● **TASK DESCRIPTION**
What lines of the data hold the string "draw"? Pull each one out.

● **RAW DATA**
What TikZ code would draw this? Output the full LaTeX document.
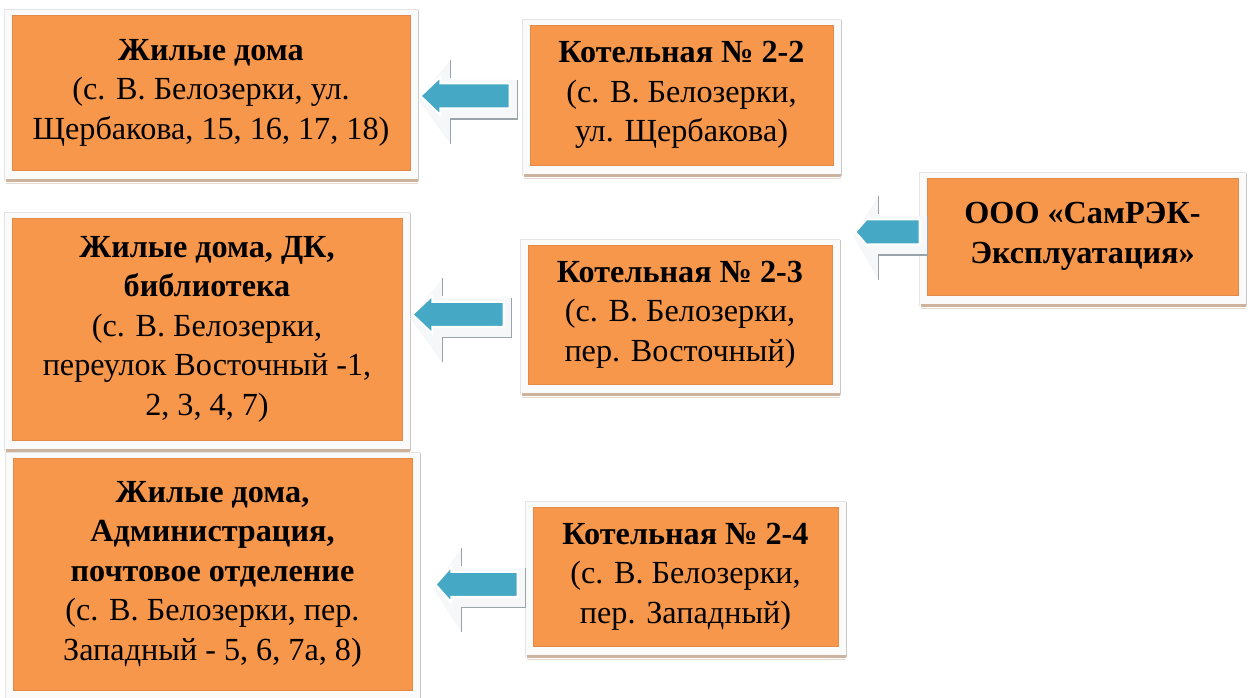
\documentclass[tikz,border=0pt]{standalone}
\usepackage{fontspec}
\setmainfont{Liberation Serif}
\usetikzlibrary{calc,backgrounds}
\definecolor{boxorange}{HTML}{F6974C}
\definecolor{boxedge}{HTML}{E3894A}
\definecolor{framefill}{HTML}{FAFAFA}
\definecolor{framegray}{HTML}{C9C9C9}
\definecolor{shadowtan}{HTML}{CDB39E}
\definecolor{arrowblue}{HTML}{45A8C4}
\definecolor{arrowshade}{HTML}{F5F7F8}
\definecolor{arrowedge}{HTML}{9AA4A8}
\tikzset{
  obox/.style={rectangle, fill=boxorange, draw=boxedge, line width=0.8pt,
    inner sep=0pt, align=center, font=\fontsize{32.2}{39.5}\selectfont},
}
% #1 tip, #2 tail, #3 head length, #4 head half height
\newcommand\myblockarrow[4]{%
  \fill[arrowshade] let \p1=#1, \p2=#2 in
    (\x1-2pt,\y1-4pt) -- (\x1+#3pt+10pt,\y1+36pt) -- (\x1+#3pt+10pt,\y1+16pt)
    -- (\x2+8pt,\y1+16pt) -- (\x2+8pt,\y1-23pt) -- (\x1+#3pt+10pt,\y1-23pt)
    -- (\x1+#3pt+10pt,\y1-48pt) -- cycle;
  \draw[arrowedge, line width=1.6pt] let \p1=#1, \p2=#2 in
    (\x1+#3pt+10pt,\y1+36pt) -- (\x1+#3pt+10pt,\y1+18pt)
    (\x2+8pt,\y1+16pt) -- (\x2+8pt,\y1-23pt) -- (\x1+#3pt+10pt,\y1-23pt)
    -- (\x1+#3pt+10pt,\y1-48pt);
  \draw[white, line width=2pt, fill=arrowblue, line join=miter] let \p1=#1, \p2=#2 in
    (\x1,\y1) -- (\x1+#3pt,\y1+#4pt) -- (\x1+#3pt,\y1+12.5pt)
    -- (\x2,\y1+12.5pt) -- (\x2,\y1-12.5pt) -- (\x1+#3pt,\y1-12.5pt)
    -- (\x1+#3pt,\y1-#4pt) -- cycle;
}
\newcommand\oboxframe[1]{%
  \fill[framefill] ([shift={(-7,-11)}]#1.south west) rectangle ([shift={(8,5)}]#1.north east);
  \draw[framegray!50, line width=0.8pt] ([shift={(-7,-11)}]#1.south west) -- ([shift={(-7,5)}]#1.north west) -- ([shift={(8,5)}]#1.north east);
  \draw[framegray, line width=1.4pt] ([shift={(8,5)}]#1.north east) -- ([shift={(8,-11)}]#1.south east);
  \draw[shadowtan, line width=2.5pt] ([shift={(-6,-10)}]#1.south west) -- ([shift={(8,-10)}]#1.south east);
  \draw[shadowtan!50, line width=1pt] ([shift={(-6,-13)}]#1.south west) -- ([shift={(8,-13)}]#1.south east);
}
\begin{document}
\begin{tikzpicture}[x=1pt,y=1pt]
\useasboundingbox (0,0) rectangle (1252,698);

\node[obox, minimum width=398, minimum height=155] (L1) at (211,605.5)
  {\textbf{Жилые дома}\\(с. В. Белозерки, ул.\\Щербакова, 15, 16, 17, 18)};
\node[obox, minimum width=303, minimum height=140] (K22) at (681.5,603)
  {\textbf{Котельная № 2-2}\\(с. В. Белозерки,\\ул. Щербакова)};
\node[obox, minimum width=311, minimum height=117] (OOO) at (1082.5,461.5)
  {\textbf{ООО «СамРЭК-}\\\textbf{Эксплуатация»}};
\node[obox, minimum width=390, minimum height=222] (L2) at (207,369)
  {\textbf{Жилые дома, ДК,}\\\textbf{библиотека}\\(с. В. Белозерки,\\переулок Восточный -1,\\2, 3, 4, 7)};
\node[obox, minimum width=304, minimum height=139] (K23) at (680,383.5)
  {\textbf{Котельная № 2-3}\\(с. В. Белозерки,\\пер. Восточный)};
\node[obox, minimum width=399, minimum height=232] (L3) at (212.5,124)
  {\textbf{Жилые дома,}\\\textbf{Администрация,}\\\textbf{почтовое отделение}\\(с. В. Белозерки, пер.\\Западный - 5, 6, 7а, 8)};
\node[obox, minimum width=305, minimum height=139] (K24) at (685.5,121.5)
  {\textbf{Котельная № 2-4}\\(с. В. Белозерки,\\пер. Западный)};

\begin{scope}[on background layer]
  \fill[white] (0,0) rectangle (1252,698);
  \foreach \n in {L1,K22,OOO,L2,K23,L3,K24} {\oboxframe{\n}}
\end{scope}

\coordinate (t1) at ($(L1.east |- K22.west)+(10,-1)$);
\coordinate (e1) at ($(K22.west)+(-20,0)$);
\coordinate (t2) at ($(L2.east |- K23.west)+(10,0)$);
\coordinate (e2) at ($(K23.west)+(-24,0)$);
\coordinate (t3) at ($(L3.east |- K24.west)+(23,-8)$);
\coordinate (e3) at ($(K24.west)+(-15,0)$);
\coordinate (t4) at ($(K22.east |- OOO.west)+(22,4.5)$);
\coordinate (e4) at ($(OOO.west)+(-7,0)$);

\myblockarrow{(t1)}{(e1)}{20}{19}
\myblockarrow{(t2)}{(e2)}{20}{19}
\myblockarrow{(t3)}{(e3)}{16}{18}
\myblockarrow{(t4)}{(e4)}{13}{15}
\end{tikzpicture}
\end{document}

● **WRITTEN ANSWER**
What TikZ code would draw this? Output the full LaTeX document.
  obox/.style={rectangle, fill=boxorange, draw=boxedge, line width=0.8pt,
  \draw[arrowedge, line width=1.6pt] let \p1=#1, \p2=#2 in
  \draw[white, line width=2pt, fill=arrowblue, line join=miter] let \p1=#1, \p2=#2 in
  \draw[framegray!50, line width=0.8pt] ([shift={(-7,-11)}]#1.south west) -- ([shift={(-7,5)}]#1.north west) -- ([shift={(8,5)}]#1.north east);
  \draw[framegray, line width=1.4pt] ([shift={(8,5)}]#1.north east) -- ([shift={(8,-11)}]#1.south east);
  \draw[shadowtan, line width=2.5pt] ([shift={(-6,-10)}]#1.south west) -- ([shift={(8,-10)}]#1.south east);
  \draw[shadowtan!50, line width=1pt] ([shift={(-6,-13)}]#1.south west) -- ([shift={(8,-13)}]#1.south east);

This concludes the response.